What the task requires. List all lines of the data that include the string "matplotlib".

===== Given data

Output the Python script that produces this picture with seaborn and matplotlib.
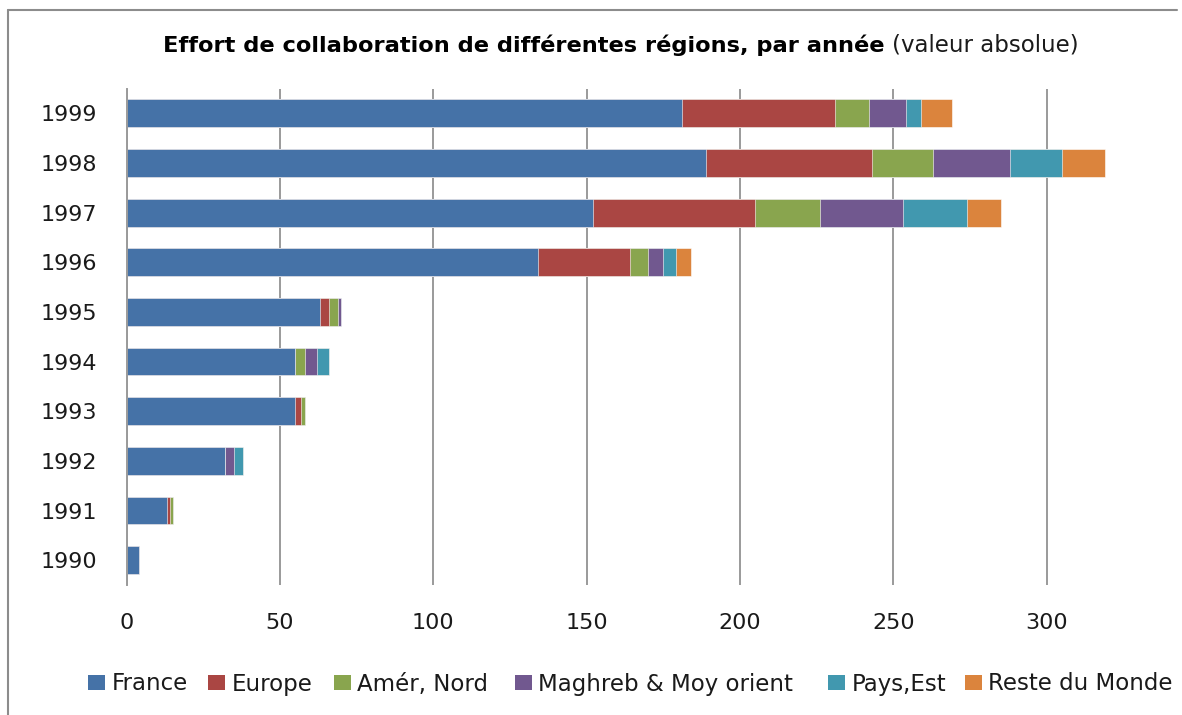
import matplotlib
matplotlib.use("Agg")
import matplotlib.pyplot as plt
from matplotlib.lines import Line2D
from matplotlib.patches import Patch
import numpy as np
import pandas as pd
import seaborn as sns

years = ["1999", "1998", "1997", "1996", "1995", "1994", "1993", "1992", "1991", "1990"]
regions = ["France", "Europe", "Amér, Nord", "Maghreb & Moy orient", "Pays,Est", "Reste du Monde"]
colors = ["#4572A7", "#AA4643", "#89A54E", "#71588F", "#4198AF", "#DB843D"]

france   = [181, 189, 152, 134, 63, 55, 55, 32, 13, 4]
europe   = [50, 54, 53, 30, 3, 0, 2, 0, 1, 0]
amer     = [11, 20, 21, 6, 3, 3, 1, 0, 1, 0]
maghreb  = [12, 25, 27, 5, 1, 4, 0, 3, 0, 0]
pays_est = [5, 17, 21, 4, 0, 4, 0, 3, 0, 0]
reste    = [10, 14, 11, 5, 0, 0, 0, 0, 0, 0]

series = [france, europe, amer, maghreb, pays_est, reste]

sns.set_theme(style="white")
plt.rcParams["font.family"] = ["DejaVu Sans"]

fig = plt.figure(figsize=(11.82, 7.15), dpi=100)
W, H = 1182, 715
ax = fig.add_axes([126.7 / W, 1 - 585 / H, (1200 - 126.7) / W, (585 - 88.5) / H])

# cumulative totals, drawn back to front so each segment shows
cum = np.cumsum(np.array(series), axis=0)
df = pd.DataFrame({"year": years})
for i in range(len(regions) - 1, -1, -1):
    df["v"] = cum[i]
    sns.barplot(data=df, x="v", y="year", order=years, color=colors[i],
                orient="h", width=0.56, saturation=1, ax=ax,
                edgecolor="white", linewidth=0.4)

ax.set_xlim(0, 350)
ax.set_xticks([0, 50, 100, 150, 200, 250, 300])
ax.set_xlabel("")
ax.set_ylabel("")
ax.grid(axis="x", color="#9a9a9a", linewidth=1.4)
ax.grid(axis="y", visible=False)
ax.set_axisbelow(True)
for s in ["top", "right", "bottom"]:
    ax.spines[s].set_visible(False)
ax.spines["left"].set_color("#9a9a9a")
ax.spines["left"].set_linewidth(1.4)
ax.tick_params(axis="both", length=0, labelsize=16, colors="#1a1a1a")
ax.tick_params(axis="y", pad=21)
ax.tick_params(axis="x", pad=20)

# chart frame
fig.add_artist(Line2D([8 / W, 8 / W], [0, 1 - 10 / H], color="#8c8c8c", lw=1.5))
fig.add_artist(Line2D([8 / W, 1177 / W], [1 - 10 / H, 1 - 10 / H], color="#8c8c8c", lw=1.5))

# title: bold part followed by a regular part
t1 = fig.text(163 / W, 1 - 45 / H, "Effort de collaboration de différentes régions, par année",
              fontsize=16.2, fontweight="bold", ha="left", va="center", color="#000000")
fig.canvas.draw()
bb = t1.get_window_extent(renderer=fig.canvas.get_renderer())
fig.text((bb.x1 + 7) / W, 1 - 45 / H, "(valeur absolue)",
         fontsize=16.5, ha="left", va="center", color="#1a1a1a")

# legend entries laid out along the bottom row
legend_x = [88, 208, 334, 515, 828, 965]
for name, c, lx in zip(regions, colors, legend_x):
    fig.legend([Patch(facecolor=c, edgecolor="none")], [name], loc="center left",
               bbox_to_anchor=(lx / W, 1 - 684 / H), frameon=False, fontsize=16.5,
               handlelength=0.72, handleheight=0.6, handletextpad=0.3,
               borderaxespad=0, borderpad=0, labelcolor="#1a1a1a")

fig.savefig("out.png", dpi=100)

==========

Solution for this task.
Output the Python script that produces this picture with seaborn and matplotlib.
import matplotlib
matplotlib.use("Agg")
import matplotlib.pyplot as plt
from matplotlib.lines import Line2D
from matplotlib.patches import Patch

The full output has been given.